L’étude du parcours et de l’œuvre de Claudius Lavergne offre un observatoire privilégié sur la vie artistique et religieuse de son temps. Lavergne a en effet développé un réseau de sociabilité essentiel à sa carrière, composé d’importants acteurs du renouveau catholique, tels que Lacordaire, Montalembert ou Étienne Cartier, mais aussi de peintres comme les frères Flandrin, Jean-Baptiste Frénet ou Louis Janmot.
Claudius Lavergne fut non seulement un artiste, mais aussi un critique d’art, ce qui est tout à fait inhabituel à l’époque. En tant que salonnier attitré de L’Univers, journal influent qui comptait 13 000 abonnés en 1860, ses critiques bénéficiaient d’un lectorat non négligeable.
Les mois qu’Auriane Gotrand a consacrés au dépouillement de la presse de l’époque ont permis de repérer 243 articles signés par Lavergne. Un index de plus de 1 180 artistes cités figure en annexe afin de faciliter l’exploitation de cette source par les chercheurs.
Cette thèse s’attache également à interroger ce que signifiait être peintre-verrier au XIX e siècle, à une époque où les frontières entre art, artisanat et industrie étaient particulièrement mouvantes. Claudius Lavergne revendiquait avec force le statut d’ « artiste peintre-verrier » et militait pour une reconnaissance institutionnelle de la profession, notamment à travers la création, en 1877, de la corporation des artistes peintres-verriers de France.
Mais l’examen attentif du fonctionnement de son atelier révèle la difficulté de concilier les exigences d’un art pensé comme expression individuelle et les réalités concrètes de la production verrière : délégation du travail, reproductibilité des cartons, gestion des très nombreuses commandes. Ce travail universitaire éclaire ainsi la manière dont on produisait, percevait et défendait le vitrail au XIX e siècle, entre idéal artistique et contraintes matérielles.

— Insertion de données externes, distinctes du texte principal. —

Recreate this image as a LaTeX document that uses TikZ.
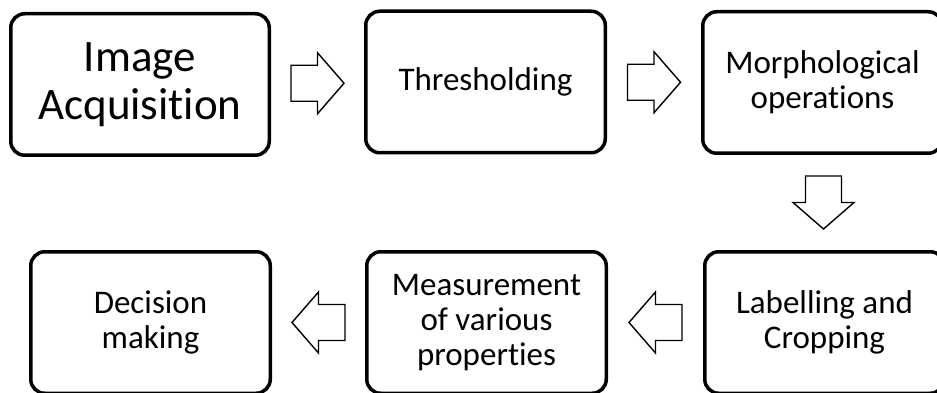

Cette thèse est l’aboutissement d’un projet de recherche amorcé dès le Master I d’Auriane Gotrand.
Face à l’ampleur du sujet et à la richesse des documents inédits qu’elle avait mis au jour auprès des descendants de l’artiste, de collectionneurs, dans les musées et les centres d’archives, la poursuite de ces investigations dans le cadre d’un doctorat s’est imposée à elle comme une évidence.
La reconstitution partielle du fonds d’atelier Lavergne constitue une contribution précieuse pour l’étude du vitrail du XIXᵉ siècle. Elle offre une compréhension renouvelée des pratiques d’atelier, de la conception du carton à la mise en œuvre finale du vitrail.
Le corpus d’œuvres de l’artiste est présenté dans deux catalogues raisonnés : l’un consacré à la peinture et au dessin, l’autre aux vitraux, dans lequel sont répertoriés 277 édifices ornés de verrières conçues par Claudius Lavergne.
L’inventaire iconographique s’appuie sur plus de 500 dessins préparatoires, dont la majorité provient du fonds dispersé de l’atelier. Un soin particulier a été apporté à l’enquête de terrain, fondée sur des campagnes photographiques et des recherches menées par l’auteur dans plusieurs régions françaises, ainsi qu’à Rome et à Genève.
En replaçant le vitrail au cœur des débats esthétiques, techniques et idéologiques du XIX e siècle, cette thèse contribue à une meilleure connaissance – et reconnaissance – de cet art du feu encore trop souvent relégué à la marge de l’histoire de l’art.